Quite simply, ERP doesn't work, practically speaking. And part of why that is, explains Helming, is that ERP packages have typically been built from the inside out. They never had an overall model of the enterprise to which the resource planning was for. Consequently, none of the ERP packages can effectively plan across enterprises.

However, as a transaction system, ERP provides an invaluable foundation for capturing, storing, and sorting enterprise-wise information. And truth be known, an enterprise just can't perform effective SCM without a good information foundation. So, junking ERP is not a reasonable thing to do, says Helming, but leveraging that investment is reasonable.

More important, realize that any information-based technology within an enterprise is a supply chain technology. Supporting the SCOR "source" process are sales automation tools, including order entry systems, sales kiosks, and product configurators linked to CAD visualization systems. Increasing numbers of companies are eschewing the MRP aspects of ERP and using advanced planning and scheduling systems to provide the finite scheduling and decision support for both manufacturing ("make") and logistics ("deliver"). Warehouse management systems, distribution requirements planning, and logistics management systems fulfill the SCOR model "deliver" component.

And not to be forgotten are a plethora of support technologies, such as bar coding, radio frequency, and other automatic identification technologies, as well as e-mail, EDI, and the ubiquitous Internet.

A lot of what makes these information technologies relevant to SCM is in where the "pain" exists within an enterprise's supply chain. Obviously, ERP supports the "plan" process within the SCOR model. Indiana Precision, for example, relies on the Glovia ERP system from Glovia International LCC (Los Angeles, CA) for planning. "It had become glaringly apparent that we needed a system that would give us a central database that could retain all our information—from when a part is conceived, through its design and manufacture, and then into our supply chain," says Mitsch.

Another company might focus on its "make" processes. Consider MNP Corp. (Utica, MI), a manufacturer of threaded fasteners, washers, and coiled steel. The company's four divisions provide parts to probably every possible tier in the automotive industry, including the component assembly people, OEMs, and fastener distributors. Sometimes the company is at Tier 1, sometimes Tier 2, sometimes lower. "We're definitely at the low end of the totem pole," admits Michael Gasparovic, MNP's director of Technology & Business Services Group. "A car may have $200 worth of fasteners on it, so we're a small fraction of that whole pie." And yet, without fasteners, you couldn't hold the car together.

Helping to hold MNP together—and it within its various supply chains—is TCM (Time Critical Manufacturing) from Milwaukee-based Effective Management Systems Inc. TCM is a manufacturing execution system that includes classical shop floor control, factory data collection, purchasing, job costing, time and attendance reporting, statistical process control, and messaging and alarms.

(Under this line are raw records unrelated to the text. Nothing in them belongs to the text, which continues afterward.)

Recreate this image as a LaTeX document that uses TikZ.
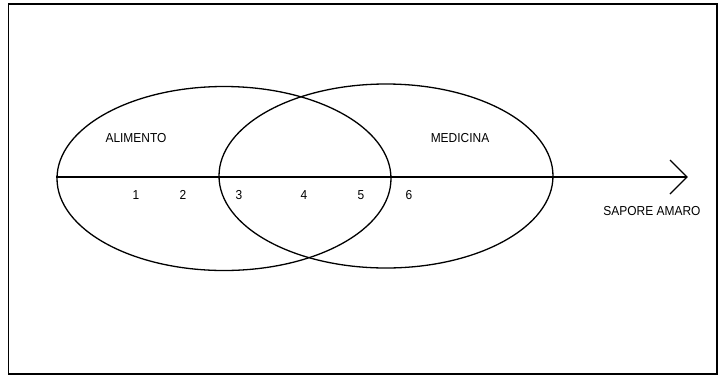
\documentclass[tikz,border=0pt]{standalone}
\usepackage{fontspec}
\setmainfont{Liberation Sans}[FakeStretch=0.92]
\usetikzlibrary{shapes.geometric}
\begin{document}
\begin{tikzpicture}[x=1pt,y=-1pt,
  setbox/.style={ellipse,draw,line width=1.3pt,inner sep=0pt,minimum width=334pt,minimum height=184pt},
  lab/.style={font=\fontsize{13}{13}\selectfont,inner sep=0pt},
  num/.style={font=\fontsize{13}{13}\selectfont,inner sep=0pt}]
\useasboundingbox (0,0) rectangle (724,376);
\draw[line width=1.6pt] (8.5,4) rectangle (717,374);
\node[setbox] (food) at (224,178.5) {};
\node[setbox] (med) at (386,176) {};
\coordinate (tip) at (687,177);
\draw[line width=1.3pt] (food.west |- tip) -- (tip);
\draw[line width=1.3pt] (tip) ++(-17,-17) -- (tip) -- ++(-17,17);
\node[lab] (alim) at (136,138) {ALIMENTO};
\node[lab] (medl) at (460,138) {MEDICINA};
\node[lab] (sap) at (652,211) {SAPORE AMARO};
\node[num] (n1) at (136,195) {1};
\node[num] (n2) at (183,195) {2};
\node[num] (n3) at (239,195) {3};
\node[num] (n4) at (304,195) {4};
\node[num] (n5) at (361,195) {5};
\node[num] (n6) at (409,195) {6};
\end{tikzpicture}
\end{document}
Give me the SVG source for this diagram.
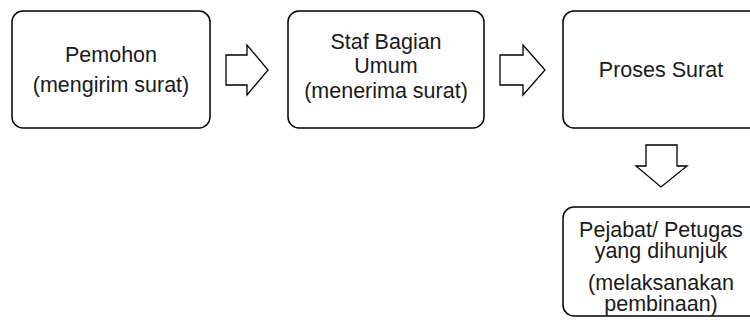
<svg xmlns="http://www.w3.org/2000/svg" width="750" height="320" viewBox="0 0 750 320">
<style>
.box{fill:#fff;stroke:#000;stroke-width:1.5}
.arr{fill:#fff;stroke:#000;stroke-width:1.3;stroke-linejoin:miter}
text{font-family:"Liberation Sans",Arial,sans-serif;font-size:21.5px;fill:#1a1a1a;text-anchor:middle}
</style>
<rect width="750" height="320" fill="#fff"/>
<g id="n1"><rect class="box" x="12" y="11" width="198" height="117" rx="11"/>
<text x="111" y="62">Pemohon</text><text x="111" y="92">(mengirim surat)</text></g>
<g id="n2"><rect class="box" x="288" y="11" width="196" height="117" rx="11"/>
<text x="386" y="49">Staf Bagian</text><text x="386" y="73">Umum</text><text x="386" y="98">(menerima surat)</text></g>
<g id="n3"><rect class="box" x="563" y="11" width="197" height="117" rx="11"/>
<text x="661" y="77">Proses Surat</text></g>
<g id="n4"><rect class="box" x="563" y="207" width="197" height="109" rx="11"/>
<text x="661" y="237">Pejabat/ Petugas</text><text x="661" y="258">yang dihunjuk</text><text x="661" y="290">(melaksanakan</text><text x="661" y="311">pembinaan)</text></g>
<g id="connectors">
<polygon class="arr" points="226,55 247,55 247,45 268,70 247,95 247,85 226,85"/>
<polygon class="arr" points="500,55 523,55 523,45 545,70 523,95 523,85 500,85"/>
<polygon class="arr" points="646,145 677,145 677,166 687,166 661,187 636,166 646,166"/>
</g>
</svg>
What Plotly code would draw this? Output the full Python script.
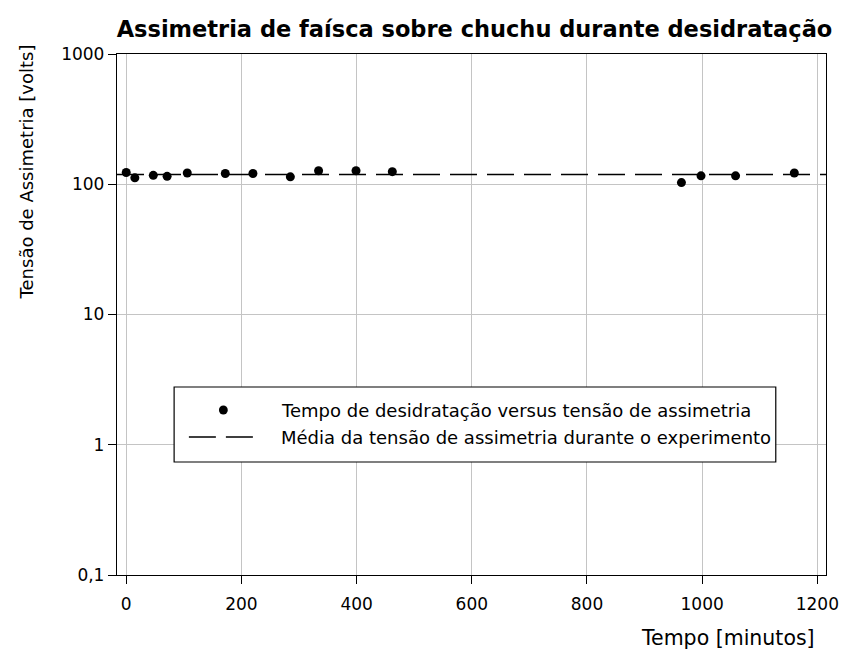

By using TCM in a just-in-time environment, MNP dispenses with the need for classical MRP. TCM also dispenses with the need for printed shop orders. Instead, TCM on-line dispatch shows a schedule based on date and priorities. This scheduling is the heart of MNP's planning process. "Without that, we would not be able to maintain a manufacturing flow," continues Gasparovic. And that flow is pretty tight: MNP operates fairly closely to a 2-week or less manufacturing cycle. With inventory turning 26 times a year, MNP not only has to consider the ramifications of receiving raw material, but it also has to manage shipping product out of manufacturing and into the various distribution channels.

"Information has to be available and our entire supply chain system has to be in synch," concludes Gasparovic. Obviously, the company has been managing its supply chain well; in 1996, MNP won the Chrysler Role Model Award for Delivery.